Император Николай II не мог спокойно смотреть на то, что происходит с его горячо любимой армией. Он понимал, что великий князь не справляется с возложенной на него задачей.
Надо сказать, что это было очевидно не только императору. Это понимали многие военные, это понимали многие члены правительства, а также и сам великий князь.
«Бедный Н., – писал Николай II императрице Александре Федоровне в письме от 11 мая 1915 года, – плакал в моем кабинете и даже спросил, не хочу ли я его заменить более способным человеком. Я нисколько не был возбужден, я чувствовал, что он говорит именно то, что думает. Он все принимался меня благодарить за то, что мое присутствие успокаивало его лично» [79] .
79
Николай II в секретной переписке, с. 142.
Не правда ли, вырисовывающаяся картина не совпадает с расхожими фразами о «слабом царе» и «сильном великом князе»?
«Летом 1915 года, – вспоминает А. А. Вырубова, – Государь становился все более и более недоволен действиями на фронте великого князя Николая Николаевича. Государь жаловался, что русскую армию гонят вперед, не закрепляя позиций и не имея достаточно боевых патронов. Как бы подтверждая слова Государя, началось поражение за поражением; одна крепость падала за другой, отдали Ковно, Новогеоргиевск, наконец, Варшаву. Я помню вечер, когда императрица и я сидели на балконе в Царском Селе. Пришел Государь с известием о падении Варшавы; на нем, как говорится, лица не было. Он почти потерял свое всегдашнее самообладание. – “Так не может продолжаться, – воскликнул Он, ударив кулаком по столу, – я не могу сидеть здесь и наблюдать за тем, как разгромят мою армию; я вижу ошибки, – и должен молчать. Сегодня говорил мне Кривошеин, – продолжал Государь, – указывая на невозможность подобного положения”. <…> После падения Варшавы Государь решил бесповоротно, без всякого давления со стороны Распутина или Государыни, встать Самому во главе армии; это было единственно его личным, непоколебимым желанием и убеждением, что только при этом условии враг будет побежден». [80]
80
Фрейлина Ее Величества. “Дневник” и воспоминания Анны Вырубовой. Москва: Советский писатель, 1991, 156–157.
С. Мельгунов пишет в своей книге: «Царь будто бы сказал однажды: «Все мерзавцы кругом! Сапог нет, ружей нет – наступать надо, а отступать нельзя». [81]
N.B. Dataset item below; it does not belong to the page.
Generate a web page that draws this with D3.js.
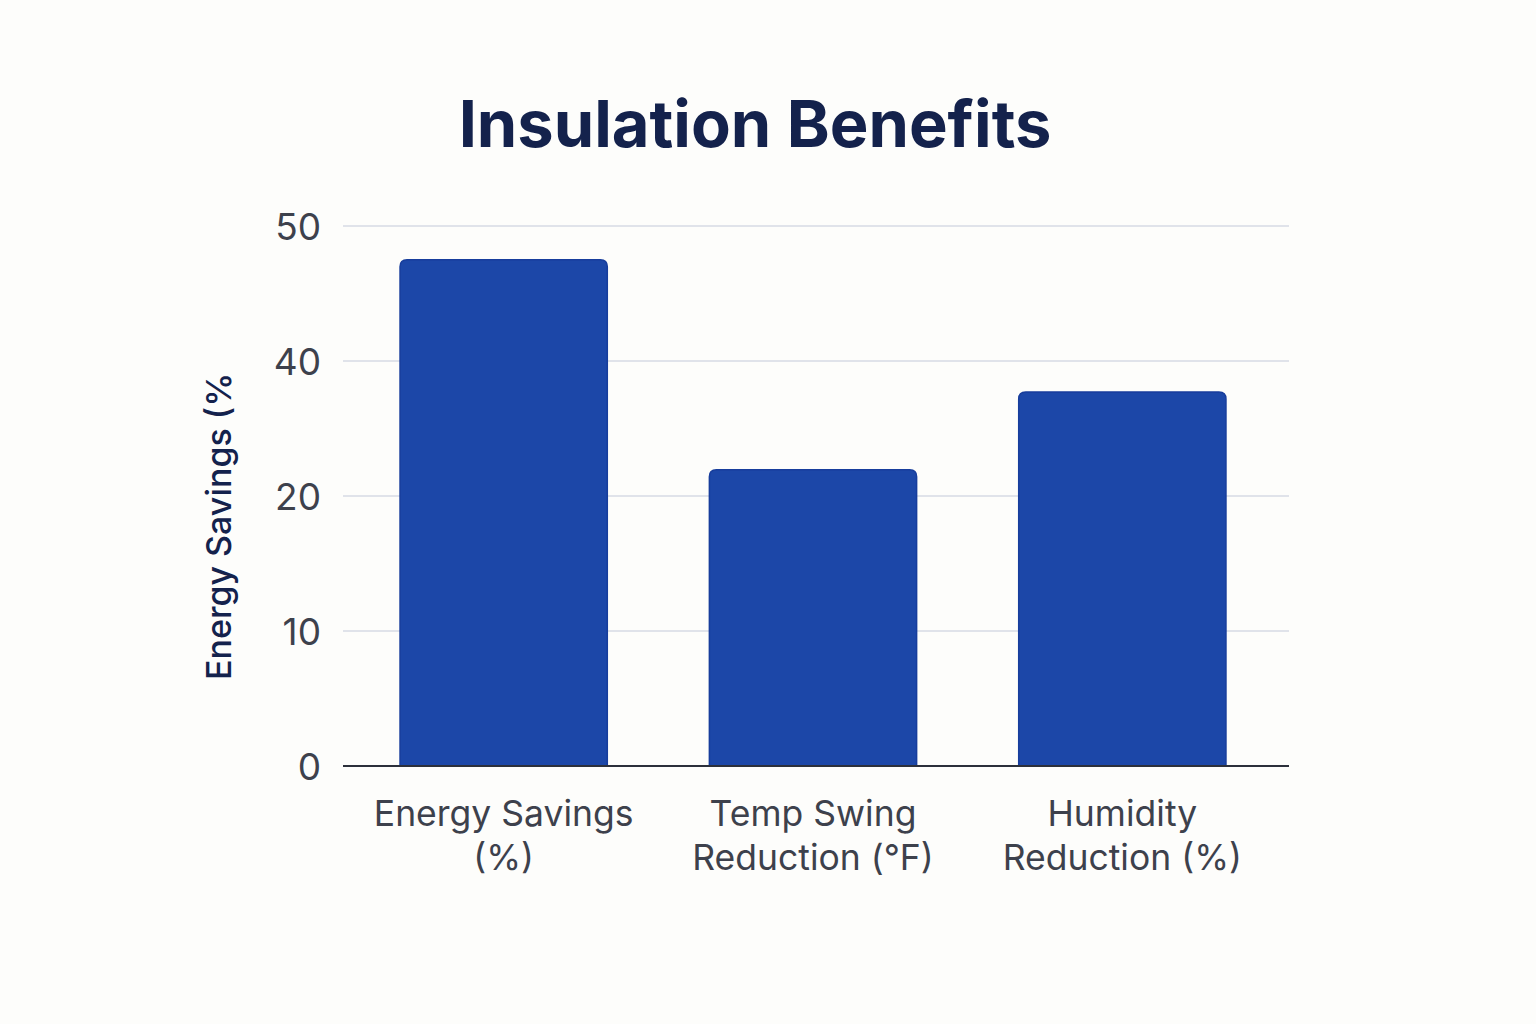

Настроения в правительстве также явно толкали Императора Николая II к принятию этого решения. Так, министр Кривошеин заявил, что «ставка ведет Россию в бездну, к катастрофе, к революции» и высказал мысль, что если бы Верховным Главнокомандующим был Государь, то это было бы благом, так как вся власть, военная и административная, сосредоточилась бы в одних руках. [82] Министр иностранных дел Сазонов говорил, что в Ставке распоряжаются «безумные люди», а военный министр Поливанов постоянно твердил, что «Отечество в опасности».
81
Мельгунов С.П. На путях к дворцовому перевороту. (Заговоры перед революцией 1917 года). Париж: Родина, 1931, с.28.
82
Все сноски по заседанию Кабинета министров и высказываниям его членов приводятся во гл. 2 данной книги.
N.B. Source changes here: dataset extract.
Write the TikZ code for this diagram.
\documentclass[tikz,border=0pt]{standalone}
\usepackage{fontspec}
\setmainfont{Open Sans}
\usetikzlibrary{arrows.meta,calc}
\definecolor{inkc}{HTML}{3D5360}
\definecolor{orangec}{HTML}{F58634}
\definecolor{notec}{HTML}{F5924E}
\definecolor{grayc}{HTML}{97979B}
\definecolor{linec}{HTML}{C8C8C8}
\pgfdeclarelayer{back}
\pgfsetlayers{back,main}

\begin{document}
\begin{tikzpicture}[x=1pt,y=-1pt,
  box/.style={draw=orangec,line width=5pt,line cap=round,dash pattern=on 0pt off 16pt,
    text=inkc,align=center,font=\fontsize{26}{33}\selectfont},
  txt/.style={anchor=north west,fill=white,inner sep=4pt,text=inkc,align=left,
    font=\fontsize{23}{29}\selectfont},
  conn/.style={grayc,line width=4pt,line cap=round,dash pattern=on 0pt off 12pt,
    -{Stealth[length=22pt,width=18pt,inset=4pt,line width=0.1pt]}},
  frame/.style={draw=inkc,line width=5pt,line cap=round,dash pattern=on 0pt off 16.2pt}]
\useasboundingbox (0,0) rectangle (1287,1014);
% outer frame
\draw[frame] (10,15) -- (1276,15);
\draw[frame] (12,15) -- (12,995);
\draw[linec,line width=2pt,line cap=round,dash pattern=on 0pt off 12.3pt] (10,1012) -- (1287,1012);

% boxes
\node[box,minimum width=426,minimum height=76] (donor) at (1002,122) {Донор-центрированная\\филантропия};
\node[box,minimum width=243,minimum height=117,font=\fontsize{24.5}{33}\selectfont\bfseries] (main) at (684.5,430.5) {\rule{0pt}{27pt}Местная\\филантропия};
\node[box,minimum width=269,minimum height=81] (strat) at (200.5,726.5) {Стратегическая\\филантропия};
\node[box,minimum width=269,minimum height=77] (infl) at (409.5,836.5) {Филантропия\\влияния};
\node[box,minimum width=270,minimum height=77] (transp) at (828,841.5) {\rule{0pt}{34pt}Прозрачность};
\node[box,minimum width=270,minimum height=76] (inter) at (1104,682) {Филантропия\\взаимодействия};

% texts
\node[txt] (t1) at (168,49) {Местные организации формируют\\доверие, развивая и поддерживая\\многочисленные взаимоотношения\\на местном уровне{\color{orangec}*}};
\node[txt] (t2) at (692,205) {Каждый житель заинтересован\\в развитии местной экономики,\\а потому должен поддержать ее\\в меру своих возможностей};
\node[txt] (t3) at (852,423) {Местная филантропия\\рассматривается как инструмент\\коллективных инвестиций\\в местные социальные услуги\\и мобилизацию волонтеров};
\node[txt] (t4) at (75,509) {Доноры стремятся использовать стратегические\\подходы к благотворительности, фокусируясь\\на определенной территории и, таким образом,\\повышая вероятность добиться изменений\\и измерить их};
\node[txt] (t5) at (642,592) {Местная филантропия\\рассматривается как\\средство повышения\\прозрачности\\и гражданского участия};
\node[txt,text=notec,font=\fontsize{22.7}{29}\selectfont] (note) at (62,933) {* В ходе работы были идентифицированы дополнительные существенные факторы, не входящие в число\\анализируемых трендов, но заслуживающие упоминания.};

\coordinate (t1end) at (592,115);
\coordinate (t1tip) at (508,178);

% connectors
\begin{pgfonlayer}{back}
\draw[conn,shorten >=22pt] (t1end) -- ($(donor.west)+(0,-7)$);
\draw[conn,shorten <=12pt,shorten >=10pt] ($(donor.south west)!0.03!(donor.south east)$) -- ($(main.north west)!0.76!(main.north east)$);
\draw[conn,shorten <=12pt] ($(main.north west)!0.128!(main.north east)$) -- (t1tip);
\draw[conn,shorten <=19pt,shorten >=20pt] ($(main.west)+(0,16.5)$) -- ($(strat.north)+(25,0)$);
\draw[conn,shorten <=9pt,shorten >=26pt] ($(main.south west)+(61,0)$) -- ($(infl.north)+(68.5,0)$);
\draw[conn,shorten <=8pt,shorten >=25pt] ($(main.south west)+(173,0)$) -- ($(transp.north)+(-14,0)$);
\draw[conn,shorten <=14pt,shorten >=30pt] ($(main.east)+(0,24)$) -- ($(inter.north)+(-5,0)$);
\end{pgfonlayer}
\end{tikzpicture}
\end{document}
Великий князь Андрей Владимирович писал в своем дневнике: «К нам в штаб приехал Ф.Ф. Палицын. Ф.Ф. крайне недоволен, что Ник. Н. дали титул “верховного”. “Это никуда не годится, – говорил Ф.Ф., – Нельзя из короны Государя вырывать перья и раздавать их направо и налево. Верховный Главнокомандующий, верховный эвакуационный, верховный совет – все верховный, один Государь – ничего. Подождите, это еще даст свои плоды. Один Государь – Верховный, ничто не может быть, кроме него”». [83]
83
Дневник б. великого князя Андрея Владимировича. Редакция и предисловие В.П. Семенникова. Л.: Госиздат, 1925, с. 35.
Таким образом, категорическая необходимость смены Верховного Главнокомандующего и его штаба осознавалась, по существу, всеми слоями общества. Нависшая военная катастрофа и неспособность Ставки под руководством великого князя Николая Николаевича ее предотвратить стали главной причиной того, что Император Николай II принял решение самому встать во главе Вооруженных Сил империи.
«Император Николай II имел полное право сделать логический вывод о том, что русские общественные круги желают, чтобы Монарх в своем лице совместил Управление страной и Верховное Главнокомандование», – писал генерал Н.Н. Головин. [84]
84
Головин Н.Н. Указ, соч., т. 2, с. 154.